The cash will also be used for general corporate purposes, including the refinancing of S$31.5 million of existing project loans.
The consortium of three international banks that has provided Perseus with the $150 million revolving cash advance facility is comprised of Macquarie Bank from Australia, Nedbank from South Africa and Société Générale of France.
Perseus will continue to hedge the sale price of its gold production in line with its long stated and applied hedging policy of no more than 30% of projected gold production in any given year.
Its hedge book currently includes deferred fixed forward sales contracts for 54 000 oz of gold and spot deferred sales contracts for 221 000 oz of gold.
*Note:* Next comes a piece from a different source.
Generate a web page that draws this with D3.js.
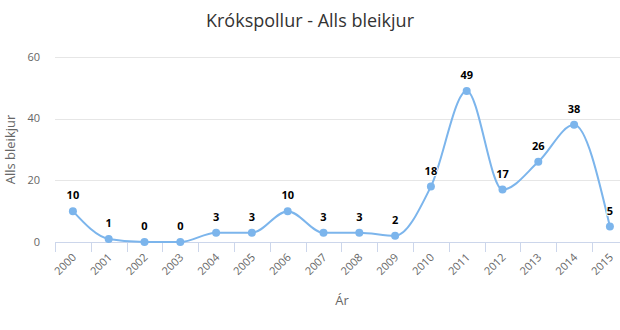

The weighted average sale price across all contracts is currently $1 297/oz.
Based on current forecasts, Perseus’s hedge book will result in future gold production being hedged to 30% in FY20, 25% in FY21 and 20% in FY22.
Perseus’s CEO and MD Jeff Quartermaine says:
“The finalisation of our $150 million corporate debt facility locks in the final piece of our funding plan to develop the Yaouré gold mine in Côte d’Ivoire, and as such is an important milestone for Perseus.”
“Development work at Yaouré has started with the purchase of long-lead items of plant and equipment, the progressive assembly of our development team and some early site works.”
“Full scale activities can now be accelerated safely in the knowledge that all funds required to develop our third gold mine will be available when the conditions precedent to drawdown are satisfied.”
“We are now looking forward to the challenge of firstly, developing Yaouré on time and on budget, and then bringing it into production as our third operating gold mine and achieving our stated aim of producing more than 500 000 oz of gold at an all-in site cost of less than $850/oz.”